Last Post!
Hurricane, till we get internet in Arizona. I decided that we needed to take some pics of our family before we left. Bridget and I bought these outfits for all of the boys to take pictures in, but we wont take pictures of the boys till tonight in them. So you will have to go look at her blog to see them.
As we have 3 more days left here I am having a hard time not to cry about when we have to leave our family. I know that we are only going to be 6 hours away, but it isn't the same as just dropping by whenever anymore. I am excited to start a new adventure for our family, and to become a better and stronger family. I am a little nervous to move to another town and not know anyone there. But I know that with my family and the lord, and our few friends down there, I will make it through. I am not excited to leave on wednesday and bawl most of the drive there, but we all have to go through some hard times and this will be mine for the moment. I am also not excited for the drive there cause I am very spoiled and DJ always drive. I just can imagine both of the kids crying and me not being able to do anything about it cause I am driving. I think that I am going to tell who ever owns moving trucks that they need to have back seats. So I would only have to take one kid. I am going to be listening to Elmo nonstop just to keep Trey quiet. And hopefully Pace will just sleep the whole way. It will be very interesting. I dont know how anyone can do it especially my cousin Holly when she visits she is always by herself driving her kids from oregan. She is just amazing!
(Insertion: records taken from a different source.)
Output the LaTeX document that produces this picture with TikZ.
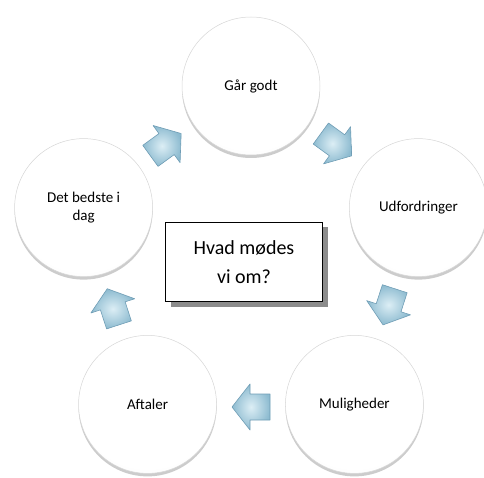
\documentclass[tikz,border=0pt]{standalone}
\usepackage{fontspec}
\setmainfont{Carlito}
\usetikzlibrary{shadows}
\definecolor{arrowfill}{HTML}{8DBBD0}
\definecolor{arrowdark}{HTML}{6F9DB5}
\definecolor{arrowlight}{HTML}{DCEEF5}
\pgfdeclareradialshading{discshade}{\pgfpoint{0bp}{6bp}}{color(0bp)=(white); color(26bp)=(white); color(38bp)=(black!6); color(45bp)=(black!16); color(50bp)=(black!38)}
\tikzset{
  stage/.style={circle, minimum size=138pt, inner sep=2pt, shading=discshade,
    draw=black!16, line width=.5pt, align=center, font=\fontsize{15}{18.5}\selectfont,
    drop shadow={shadow xshift=0pt, shadow yshift=-3pt, opacity=.2, fill=black}},
  turnarrow/.style={shade, inner color=arrowlight, outer color=arrowfill,
    draw=arrowdark, line width=.6pt, line join=round},
  topicbox/.style={draw, line width=1.6pt, fill=white, minimum width=157pt,
    minimum height=79pt, align=center, font=\fontsize{20}{29}\selectfont,
    drop shadow={shadow xshift=5pt, shadow yshift=-5pt, fill=black!45, opacity=1}}
}
\begin{document}
\begin{tikzpicture}[x=1pt, y=1pt]
  \useasboundingbox (0,0) rectangle (484,477);
  \begin{scope}[shift={(251,215)}]
    % the five stages of the cycle
    \node[stage] (godt) at (90:176) {Går godt};
    \node[stage] (udfordr) at (18:176) {Udfordringer};
    \node[stage] (mulig) at (-54:176) {Muligheder};
    \node[stage] (aftaler) at (-126:176) {Aftaler};
    \node[stage] (bedste) at (162:176) {Det bedste i\\dag};
    % arrows between them, clockwise
    \foreach \a in {54, -18, -90, -162, 126} {
        \draw[turnarrow, shift={(\a:145)}, rotate=\a-90]
          (19,0) -- (1,23) -- (1,13) -- (-19,13) -- (-19,-13) -- (1,-13) -- (1,-23) -- cycle;
      }
  \end{scope}
  \node[topicbox] (topic) at (244,215) {Hvad mødes\\vi om?};
\end{tikzpicture}
\end{document}
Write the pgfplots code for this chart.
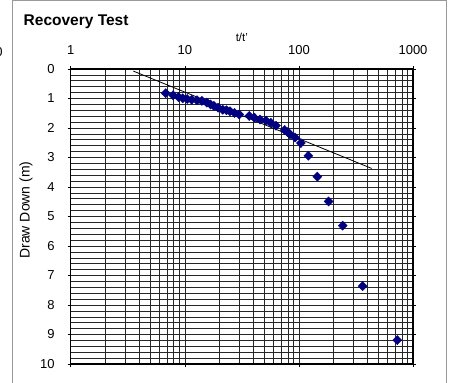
\documentclass[border=0pt]{standalone}
\usepackage{fontspec}
\setmainfont{Liberation Sans}
\usepackage{pgfplots}
\pgfplotsset{compat=1.18}
\definecolor{navy}{HTML}{000080}
\begin{document}
\begin{tikzpicture}[x=1pt,y=1pt]
\useasboundingbox (0,0) rectangle (454,382);
\draw[color=black!40, line width=1.2pt] (12.5,-5) -- (12.5,381.4) -- (446.5,381.4) -- (446.5,-5);
\node[font=\fontsize{13}{15}\selectfont, anchor=base] at (-1,325) {0};
\node[font=\bfseries\fontsize{15.5}{18}\selectfont, anchor=base west, inner sep=0pt] at (23.5,356) {Recovery Test};
\node[font=\fontsize{14}{16}\selectfont, rotate=90, inner sep=0pt] at (26,172) {Draw Down (m)};
\begin{axis}[
  at={(70.7pt,18pt)}, anchor=south west,
  scale only axis, width=342.3pt, height=295pt,
  xmode=log, xmin=1, xmax=1000,
  ymin=0, ymax=10, y dir=reverse,
  xtick={1,10,100,1000}, xticklabels={1,10,100,1000},
  ytick={0,1,2,3,4,5,6,7,8,9,10},
  minor y tick num=4,
  xticklabel pos=upper,
  tick align=outside,
  major tick length=3pt, minor tick length=0pt,
  tick style={black, line width=0.6pt},
  grid=both,
  major grid style={black!85, line width=0.6pt},
  minor grid style={black!85, line width=0.6pt},
  axis line style={black, line width=1.3pt},
  /pgf/number format/assume math mode=true,
  ticklabel style={font=\fontsize{13}{15}\selectfont},
  xticklabel style={anchor=base, inner sep=0pt, yshift=11.7pt},
  yticklabel style={anchor=east, inner sep=0pt, xshift=-13pt},
  xlabel={t/t'},
  xlabel style={font=\fontsize{11.5}{13}\selectfont, at={(axis description cs:0.5,1)}, anchor=base, inner sep=0pt, yshift=27.5pt},
  clip=false,
]
\addplot[black, line width=0.8pt, no marks] coordinates {(3.54,0.07) (434,3.37)};
\addplot[only marks, mark=diamond*, mark size=4.6pt, mark options={navy, fill=navy, xscale=1.3}] coordinates {
(6.8,0.82)(7.9,0.89)(8.8,0.95)(9.6,0.99)(10.5,1.02)(11.5,1.04)(12.8,1.06)(14.1,1.08)
(15.6,1.14)(16.8,1.20)(18.0,1.25)(19.6,1.31)(21.5,1.38)(23.2,1.40)(24.9,1.43)(27.3,1.49)
(30.0,1.54)(36.7,1.59)(40.7,1.65)(45.6,1.71)(51.5,1.75)(56.6,1.82)(63.0,1.92)(75.1,2.07)
(79.5,2.14)(83.6,2.21)(92.5,2.32)(104,2.51)(121,2.94)(145,3.65)(182,4.49)(242,5.31)
(362,7.36)(728,9.19)
};
\end{axis}
\end{tikzpicture}
\end{document}
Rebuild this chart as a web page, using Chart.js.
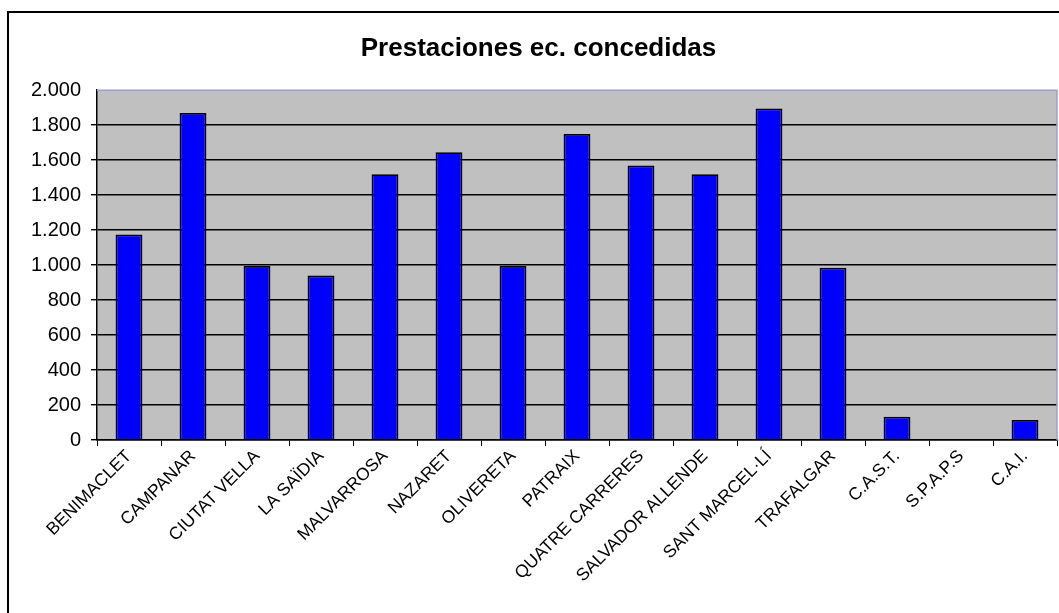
<!DOCTYPE html>
<html>
<head>
<meta charset="utf-8">
<script src="https://cdn.jsdelivr.net/npm/chart.js@4/dist/chart.umd.min.js"></script>
<style>
  html, body { margin: 0; padding: 0; background: #fff; overflow: hidden; }
  #wrap { position: relative; width: 1059px; height: 613px; }
  #frame { position: absolute; left: 7px; top: 11px; width: 2000px; height: 2000px;
           border-left: 2px solid #000; border-top: 2px solid #000; }
  canvas { position: absolute; left: 0; top: 0; }
</style>
</head>
<body>
<div id="wrap">
  <div id="frame"></div>
  <canvas id="chart" width="1059" height="613"></canvas>
</div>
<script>
// ---------- data ----------
const centros = ['BENIMACLET', 'CAMPANAR', 'CIUTAT VELLA', 'LA SAÏDIA', 'MALVARROSA',
  'NAZARET', 'OLIVERETA', 'PATRAIX', 'QUATRE CARRERES', 'SALVADOR ALLENDE',
  'SANT MARCEL·LÍ', 'TRAFALGAR', 'C.A.S.T.', 'S.P.A.P.S', 'C.A.I.'];
const prestaciones = [1175, 1870, 995, 940, 1520, 1645, 995, 1750, 1570, 1520, 1895, 985, 133, 0, 114];
const yMin = 0, yMax = 2000, yStep = 200;
const titulo = 'Prestaciones ec. concedidas';

// miles con punto
const fmt = v => String(v).replace(/\B(?=(\d{3})+(?!\d))/g, '.');

// fondo gris del área de trazado + borde lila arriba/derecha
const plotBg = {
  id: 'plotBg',
  beforeDraw(c) {
    const a = c.chartArea, g = c.ctx;
    g.save();
    g.fillStyle = '#C0C0C0';
    g.fillRect(a.left, a.top, a.right - a.left, a.bottom - a.top);
    g.restore();
  },
  afterDraw(c) {
    const a = c.chartArea, g = c.ctx;
    g.save();
    g.strokeStyle = '#9C9CDA';
    g.lineWidth = 1.5;
    g.beginPath();
    g.moveTo(a.left, a.top);
    g.lineTo(a.right, a.top);
    g.lineTo(a.right, a.bottom);
    g.stroke();
    g.restore();
  }
};

new Chart(document.getElementById('chart'), {
  type: 'bar',
  data: {
    labels: centros,
    datasets: [{
      data: prestaciones,
      backgroundColor: '#0000FF',
      borderColor: '#000',
      borderWidth: 1.8,
      barPercentage: 0.42,
      categoryPercentage: 1
    }]
  },
  options: {
    responsive: false,
    animation: false,
    layout: { padding: { left: 20, right: 2, top: 0, bottom: 0 } },
    plugins: {
      legend: { display: false },
      tooltip: { enabled: false },
      title: {
        display: true,
        text: titulo,
        color: '#000',
        font: { family: 'Liberation Sans, Arial, sans-serif', size: 26, weight: 'bold' },
        padding: { top: 33, bottom: 26 }
      }
    },
    scales: {
      x: {
        grid: { drawOnChartArea: false, drawTicks: true, tickLength: 6, color: '#000', offset: true },
        border: { color: '#000', width: 1.5 },
        ticks: {
          color: '#000', minRotation: 45, maxRotation: 45, autoSkip: false, padding: 0,
          font: { family: 'Liberation Sans, Arial, sans-serif', size: 17.5 }
        },
        afterFit(s) { s.height = 173; }
      },
      y: {
        min: yMin, max: yMax,
        grid: {
          color: ctx => ctx.tick && ctx.tick.value === yMax ? 'rgba(0,0,0,0)' : '#000',
          lineWidth: 1.4, tickLength: 6
        },
        border: { color: '#000', width: 1.5 },
        ticks: {
          stepSize: yStep, color: '#000', padding: 10,
          font: { family: 'Liberation Sans, Arial, sans-serif', size: 20 },
          callback: v => fmt(v)
        },
        afterFit(s) { s.width = 77; }
      }
    }
  },
  plugins: [plotBg]
});
</script>
</body>
</html>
And here I am complaining about 6 hours. I'm sure that with daily phone calls to my family I will make it through. I have survived being away from them before I can do it again. I want them to know how much I love them! And how thankful I am for all that they do for me and my family. I know that this is just as hard for them to watch us leave because I am taking the grandkids from my parents, and two cousins away. I am sorry, and I know that you will always be there for us where ever we go. To all of my int. family and friends good luck with everything and I hope to see you all again soon. Sorry this sounds like a weird goodbye letter. Love you all!